On vit une époque compliquée, pleine d’incertitudes. Que peut la fiction contre ce phénomène et la montée des extrêmes ?
Je pense que c’est un fantasme petit-bourgeois de penser que nos films peuvent changer le monde. Il faut avoir conscience de la limite de ce qu’on est capable de faire. Je peux faire des films, même des documentaires engagés [elle a notamment réalisé Tu enfanteras dans la douleur en 2019 pour Arte, ou Le Procès du 36 pour France 2 en 2022, ndlr]. Je peux faire réfléchir des gens qui ne sont pas forcément d’accord avec moi, qui vont se dire : “Ah tiens, cet argument est intéressant.” Mais je ne peux pas changer le monde.

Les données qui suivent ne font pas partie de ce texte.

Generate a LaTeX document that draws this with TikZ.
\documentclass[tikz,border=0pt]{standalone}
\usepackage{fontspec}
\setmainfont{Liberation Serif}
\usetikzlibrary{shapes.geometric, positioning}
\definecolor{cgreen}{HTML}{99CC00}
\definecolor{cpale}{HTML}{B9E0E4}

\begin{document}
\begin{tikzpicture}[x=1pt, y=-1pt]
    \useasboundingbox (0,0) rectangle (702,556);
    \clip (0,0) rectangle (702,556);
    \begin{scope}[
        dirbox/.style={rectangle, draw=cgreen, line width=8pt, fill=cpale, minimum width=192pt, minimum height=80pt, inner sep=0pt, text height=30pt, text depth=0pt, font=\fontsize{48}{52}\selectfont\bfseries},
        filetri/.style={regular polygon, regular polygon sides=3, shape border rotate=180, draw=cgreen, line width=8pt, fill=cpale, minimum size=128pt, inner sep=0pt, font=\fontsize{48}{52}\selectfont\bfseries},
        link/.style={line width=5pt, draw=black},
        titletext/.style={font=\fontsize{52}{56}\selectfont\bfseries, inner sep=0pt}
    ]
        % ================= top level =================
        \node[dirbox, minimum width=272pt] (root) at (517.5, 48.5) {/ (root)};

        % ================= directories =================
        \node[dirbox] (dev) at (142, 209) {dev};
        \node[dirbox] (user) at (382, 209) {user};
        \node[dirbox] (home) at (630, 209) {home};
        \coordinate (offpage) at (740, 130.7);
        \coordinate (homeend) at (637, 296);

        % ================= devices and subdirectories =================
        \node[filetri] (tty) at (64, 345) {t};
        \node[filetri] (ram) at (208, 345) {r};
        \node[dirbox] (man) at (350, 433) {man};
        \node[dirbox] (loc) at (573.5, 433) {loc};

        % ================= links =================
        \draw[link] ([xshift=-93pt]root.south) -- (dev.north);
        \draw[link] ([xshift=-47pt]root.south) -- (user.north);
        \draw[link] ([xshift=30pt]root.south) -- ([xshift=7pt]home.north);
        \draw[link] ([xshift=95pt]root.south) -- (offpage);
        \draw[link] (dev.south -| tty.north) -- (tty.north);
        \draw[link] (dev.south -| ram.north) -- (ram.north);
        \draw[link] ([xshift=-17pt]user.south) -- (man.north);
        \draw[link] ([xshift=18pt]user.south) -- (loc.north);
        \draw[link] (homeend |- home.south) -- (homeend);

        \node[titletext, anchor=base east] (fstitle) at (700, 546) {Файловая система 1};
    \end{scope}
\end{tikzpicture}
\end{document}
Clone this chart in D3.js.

Pour moi, ceux qui le font sont ceux qui militent au quotidien. Moi, je suis une saltimbanque. Je n’ai pas cette prétention. Je ne suis pratiquement jamais en manifestation. Je ne suis pas à l’aise dans les endroits où il y a de la foule. Je ne fais pas partie des personnes comme Adèle Haenel. Je fais juste des films. Maintenant, le fait de proposer des contre-images, des versions alternatives et des films militants, ça façonne quand même nos imaginaires. Et il vaut mieux que ce soit ces films-là, ou ces séries-là, qui soient diffusés plutôt que des fictions qui mettent en valeur la virilité ou ce genre de conneries.